Return exactly, please, the lines that run from the line with "Emit a Python" to the line with "plt.rcParams['font.family'] = ['Liberation", ends included, and omit all pictures.

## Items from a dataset
• • •

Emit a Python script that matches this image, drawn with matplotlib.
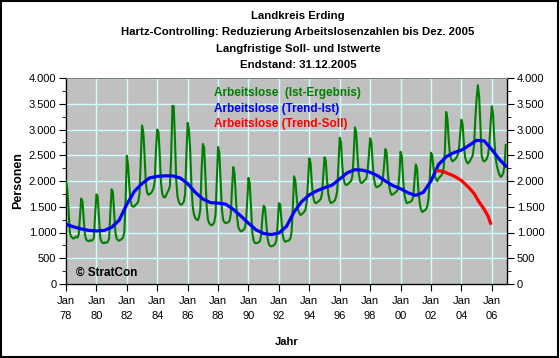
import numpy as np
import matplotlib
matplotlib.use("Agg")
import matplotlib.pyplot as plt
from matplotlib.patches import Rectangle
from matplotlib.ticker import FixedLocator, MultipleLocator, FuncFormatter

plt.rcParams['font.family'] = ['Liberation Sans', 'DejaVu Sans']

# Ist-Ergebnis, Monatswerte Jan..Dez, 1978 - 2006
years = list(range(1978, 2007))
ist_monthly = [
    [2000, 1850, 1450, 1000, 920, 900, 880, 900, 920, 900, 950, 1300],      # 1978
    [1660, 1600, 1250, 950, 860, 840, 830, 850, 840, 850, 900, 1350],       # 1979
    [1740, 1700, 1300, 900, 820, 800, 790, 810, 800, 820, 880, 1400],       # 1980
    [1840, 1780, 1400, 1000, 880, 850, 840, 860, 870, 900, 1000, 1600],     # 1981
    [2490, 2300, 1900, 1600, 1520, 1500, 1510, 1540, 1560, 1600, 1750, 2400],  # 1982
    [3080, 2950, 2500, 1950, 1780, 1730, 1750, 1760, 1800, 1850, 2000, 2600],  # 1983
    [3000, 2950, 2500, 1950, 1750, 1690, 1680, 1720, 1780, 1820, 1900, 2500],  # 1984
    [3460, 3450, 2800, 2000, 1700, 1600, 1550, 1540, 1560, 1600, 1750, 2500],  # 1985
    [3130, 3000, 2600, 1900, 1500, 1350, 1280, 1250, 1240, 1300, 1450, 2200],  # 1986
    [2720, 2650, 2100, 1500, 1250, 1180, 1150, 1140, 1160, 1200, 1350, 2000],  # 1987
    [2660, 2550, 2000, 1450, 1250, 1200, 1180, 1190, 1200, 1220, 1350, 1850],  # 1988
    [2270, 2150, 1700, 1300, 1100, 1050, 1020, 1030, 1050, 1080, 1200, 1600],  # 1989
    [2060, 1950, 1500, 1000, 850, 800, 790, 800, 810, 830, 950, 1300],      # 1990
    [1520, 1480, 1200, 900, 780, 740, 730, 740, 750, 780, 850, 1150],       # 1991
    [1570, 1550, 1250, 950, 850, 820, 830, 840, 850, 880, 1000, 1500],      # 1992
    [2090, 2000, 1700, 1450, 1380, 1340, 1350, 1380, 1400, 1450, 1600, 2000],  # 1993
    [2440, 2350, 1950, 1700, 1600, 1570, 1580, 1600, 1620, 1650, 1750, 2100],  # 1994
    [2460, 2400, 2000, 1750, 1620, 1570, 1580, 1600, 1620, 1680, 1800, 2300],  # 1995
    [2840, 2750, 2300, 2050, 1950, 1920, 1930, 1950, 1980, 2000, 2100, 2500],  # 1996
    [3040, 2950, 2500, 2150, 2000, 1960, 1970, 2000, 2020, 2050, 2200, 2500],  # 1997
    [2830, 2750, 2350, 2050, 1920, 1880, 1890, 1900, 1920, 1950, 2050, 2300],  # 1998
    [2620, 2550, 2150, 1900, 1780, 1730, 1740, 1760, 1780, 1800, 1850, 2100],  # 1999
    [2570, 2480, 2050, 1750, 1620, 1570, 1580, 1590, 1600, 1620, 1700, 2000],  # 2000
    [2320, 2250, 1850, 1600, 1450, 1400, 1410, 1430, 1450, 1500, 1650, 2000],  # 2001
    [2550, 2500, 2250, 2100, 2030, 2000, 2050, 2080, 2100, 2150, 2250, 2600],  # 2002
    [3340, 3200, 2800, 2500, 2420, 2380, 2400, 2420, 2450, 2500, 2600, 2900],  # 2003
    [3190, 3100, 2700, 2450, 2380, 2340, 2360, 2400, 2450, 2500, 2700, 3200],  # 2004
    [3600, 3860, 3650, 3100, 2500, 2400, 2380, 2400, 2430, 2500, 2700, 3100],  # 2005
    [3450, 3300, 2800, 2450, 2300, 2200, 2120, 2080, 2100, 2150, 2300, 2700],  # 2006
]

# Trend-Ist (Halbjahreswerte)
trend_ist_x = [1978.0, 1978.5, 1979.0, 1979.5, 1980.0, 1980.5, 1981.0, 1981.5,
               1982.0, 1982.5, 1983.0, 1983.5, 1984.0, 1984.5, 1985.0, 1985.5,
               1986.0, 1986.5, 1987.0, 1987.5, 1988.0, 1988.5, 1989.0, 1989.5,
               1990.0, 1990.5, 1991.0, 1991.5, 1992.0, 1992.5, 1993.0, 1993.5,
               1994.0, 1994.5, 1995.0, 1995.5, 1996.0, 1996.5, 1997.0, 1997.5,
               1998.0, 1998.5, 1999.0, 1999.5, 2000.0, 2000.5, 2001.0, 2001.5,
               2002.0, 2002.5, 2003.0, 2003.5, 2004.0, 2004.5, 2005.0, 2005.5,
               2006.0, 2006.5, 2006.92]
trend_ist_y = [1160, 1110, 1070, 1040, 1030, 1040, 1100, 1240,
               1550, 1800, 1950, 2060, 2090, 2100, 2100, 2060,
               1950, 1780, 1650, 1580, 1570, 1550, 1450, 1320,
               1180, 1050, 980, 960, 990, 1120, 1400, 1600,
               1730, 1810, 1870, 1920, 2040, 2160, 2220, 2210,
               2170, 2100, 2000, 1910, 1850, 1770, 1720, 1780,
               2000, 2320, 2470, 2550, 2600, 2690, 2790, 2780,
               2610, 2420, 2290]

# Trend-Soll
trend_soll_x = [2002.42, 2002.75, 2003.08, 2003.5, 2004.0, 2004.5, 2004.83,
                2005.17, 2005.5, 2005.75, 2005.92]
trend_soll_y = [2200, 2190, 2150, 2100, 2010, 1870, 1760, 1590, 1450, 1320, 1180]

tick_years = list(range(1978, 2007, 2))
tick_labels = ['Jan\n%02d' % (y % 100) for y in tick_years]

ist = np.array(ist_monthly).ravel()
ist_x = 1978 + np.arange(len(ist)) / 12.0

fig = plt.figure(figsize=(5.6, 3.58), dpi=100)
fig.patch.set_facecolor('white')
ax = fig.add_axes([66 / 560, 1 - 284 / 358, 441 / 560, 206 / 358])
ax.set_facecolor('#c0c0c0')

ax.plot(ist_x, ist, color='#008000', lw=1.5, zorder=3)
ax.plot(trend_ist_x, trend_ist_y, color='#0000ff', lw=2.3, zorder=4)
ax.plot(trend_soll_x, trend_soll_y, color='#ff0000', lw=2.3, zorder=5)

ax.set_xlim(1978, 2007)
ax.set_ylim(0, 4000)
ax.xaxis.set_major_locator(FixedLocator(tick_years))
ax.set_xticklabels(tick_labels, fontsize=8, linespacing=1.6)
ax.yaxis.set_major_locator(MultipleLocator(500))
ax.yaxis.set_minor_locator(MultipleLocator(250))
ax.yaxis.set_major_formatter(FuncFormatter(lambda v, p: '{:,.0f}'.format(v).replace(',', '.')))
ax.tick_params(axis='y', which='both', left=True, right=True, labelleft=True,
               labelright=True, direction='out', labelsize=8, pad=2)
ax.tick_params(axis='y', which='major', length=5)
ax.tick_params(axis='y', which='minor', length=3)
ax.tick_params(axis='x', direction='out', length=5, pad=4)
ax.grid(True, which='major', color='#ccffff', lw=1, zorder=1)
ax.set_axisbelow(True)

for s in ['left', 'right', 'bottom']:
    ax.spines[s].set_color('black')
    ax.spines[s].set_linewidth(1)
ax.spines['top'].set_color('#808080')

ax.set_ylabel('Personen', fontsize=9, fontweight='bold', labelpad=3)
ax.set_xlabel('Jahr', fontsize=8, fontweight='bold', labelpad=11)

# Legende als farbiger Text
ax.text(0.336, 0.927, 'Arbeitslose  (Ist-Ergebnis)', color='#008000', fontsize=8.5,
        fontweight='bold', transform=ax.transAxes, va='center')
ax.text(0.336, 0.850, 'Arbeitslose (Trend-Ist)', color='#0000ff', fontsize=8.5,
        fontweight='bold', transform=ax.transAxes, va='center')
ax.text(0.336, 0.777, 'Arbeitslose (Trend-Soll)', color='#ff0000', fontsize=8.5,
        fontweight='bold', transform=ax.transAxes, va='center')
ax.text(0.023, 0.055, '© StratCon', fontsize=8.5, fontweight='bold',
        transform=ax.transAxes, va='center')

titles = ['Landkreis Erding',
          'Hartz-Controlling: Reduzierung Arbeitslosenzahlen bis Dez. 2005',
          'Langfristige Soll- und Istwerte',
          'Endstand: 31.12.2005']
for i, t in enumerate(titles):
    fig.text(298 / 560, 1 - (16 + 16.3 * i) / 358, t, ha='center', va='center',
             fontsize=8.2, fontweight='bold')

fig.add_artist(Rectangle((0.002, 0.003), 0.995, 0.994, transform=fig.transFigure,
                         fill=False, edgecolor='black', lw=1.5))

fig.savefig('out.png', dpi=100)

• • •

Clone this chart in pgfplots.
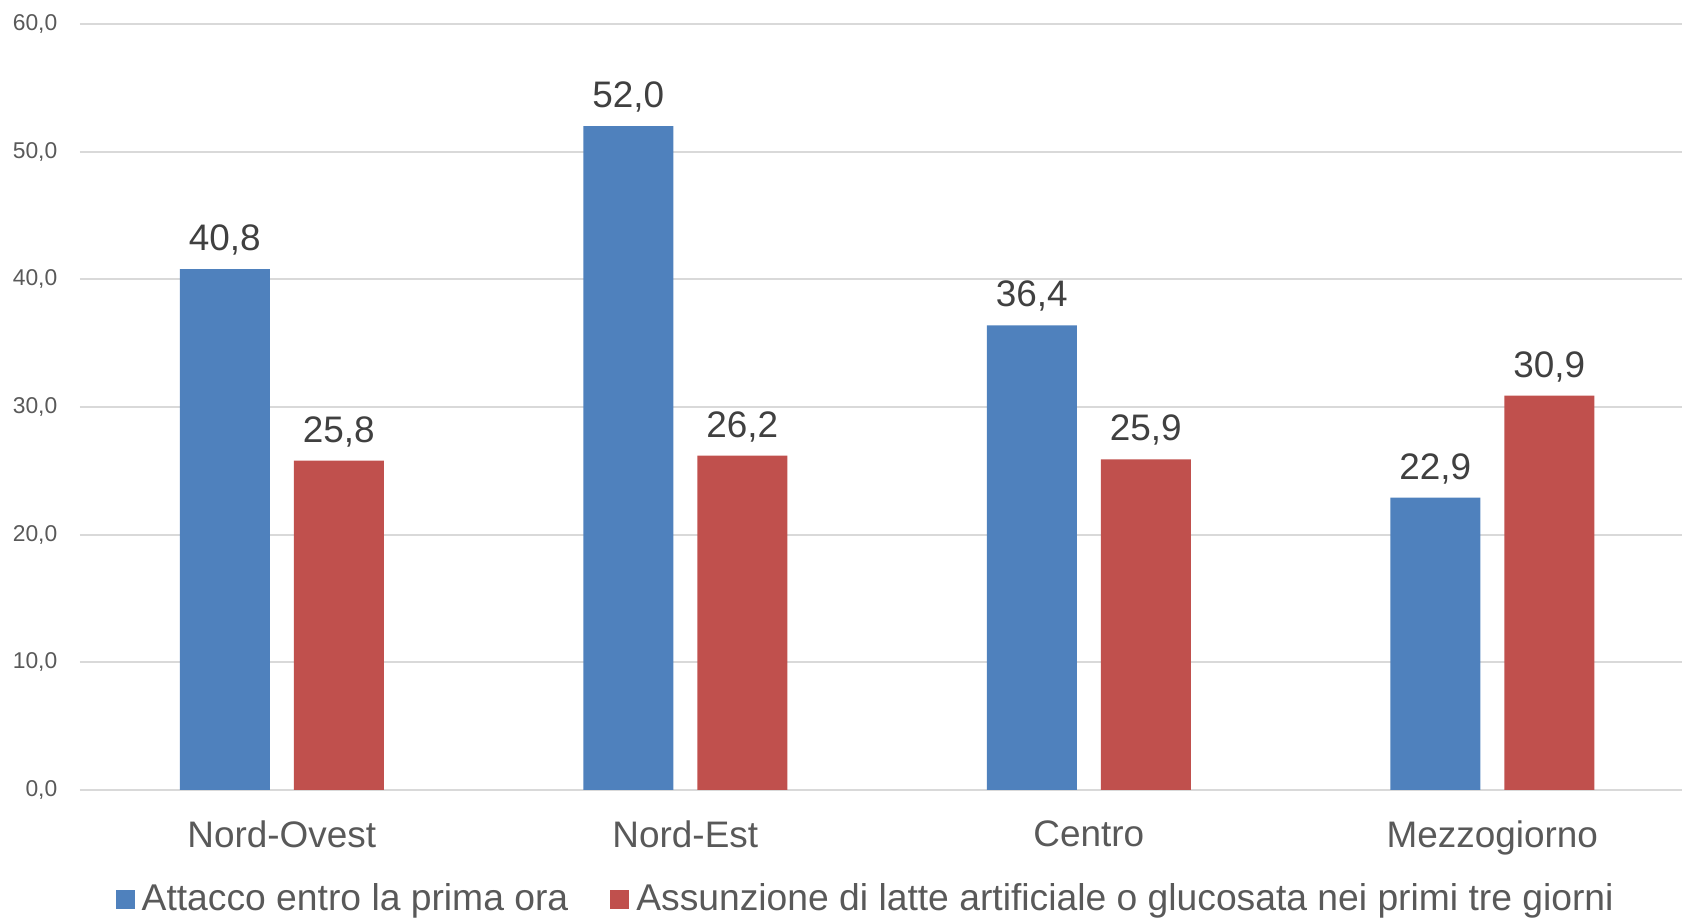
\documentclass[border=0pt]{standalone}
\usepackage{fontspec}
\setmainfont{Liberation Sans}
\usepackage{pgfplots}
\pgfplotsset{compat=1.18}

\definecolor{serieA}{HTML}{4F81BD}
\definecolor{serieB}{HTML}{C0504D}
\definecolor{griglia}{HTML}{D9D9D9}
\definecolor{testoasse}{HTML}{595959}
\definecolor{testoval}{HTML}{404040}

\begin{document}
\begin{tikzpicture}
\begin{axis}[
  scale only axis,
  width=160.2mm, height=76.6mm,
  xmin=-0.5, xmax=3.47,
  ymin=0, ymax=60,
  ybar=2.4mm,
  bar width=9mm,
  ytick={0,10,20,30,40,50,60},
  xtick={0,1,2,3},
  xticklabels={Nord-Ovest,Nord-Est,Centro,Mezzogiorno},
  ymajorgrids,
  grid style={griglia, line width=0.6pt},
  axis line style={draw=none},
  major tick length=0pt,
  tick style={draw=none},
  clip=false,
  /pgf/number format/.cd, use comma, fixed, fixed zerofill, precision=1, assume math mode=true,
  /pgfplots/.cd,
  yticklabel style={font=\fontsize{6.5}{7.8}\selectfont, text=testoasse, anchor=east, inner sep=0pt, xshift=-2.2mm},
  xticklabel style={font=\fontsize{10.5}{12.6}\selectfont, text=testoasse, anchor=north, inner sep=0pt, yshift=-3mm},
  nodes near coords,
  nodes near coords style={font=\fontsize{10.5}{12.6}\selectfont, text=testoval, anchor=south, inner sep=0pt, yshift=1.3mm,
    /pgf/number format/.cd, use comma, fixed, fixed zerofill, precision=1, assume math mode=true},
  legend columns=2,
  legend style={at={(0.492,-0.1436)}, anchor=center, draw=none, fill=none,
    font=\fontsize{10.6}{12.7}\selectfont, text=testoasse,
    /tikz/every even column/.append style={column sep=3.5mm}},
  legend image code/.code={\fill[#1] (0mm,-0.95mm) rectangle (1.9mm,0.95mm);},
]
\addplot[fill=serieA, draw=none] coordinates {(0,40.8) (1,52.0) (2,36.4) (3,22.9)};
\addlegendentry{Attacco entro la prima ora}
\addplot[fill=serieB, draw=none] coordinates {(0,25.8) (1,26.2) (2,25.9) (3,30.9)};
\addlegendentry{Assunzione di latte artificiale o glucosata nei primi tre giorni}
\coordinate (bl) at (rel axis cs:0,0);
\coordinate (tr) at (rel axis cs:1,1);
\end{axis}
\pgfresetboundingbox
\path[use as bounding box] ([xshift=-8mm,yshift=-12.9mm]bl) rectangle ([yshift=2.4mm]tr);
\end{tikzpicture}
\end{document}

• • •

## Right answer
Emit a Python script that matches this image, drawn with matplotlib.
import numpy as np
import matplotlib
matplotlib.use("Agg")
import matplotlib.pyplot as plt
from matplotlib.patches import Rectangle
from matplotlib.ticker import FixedLocator, MultipleLocator, FuncFormatter

plt.rcParams['font.family'] = ['Liberation Sans', 'DejaVu Sans']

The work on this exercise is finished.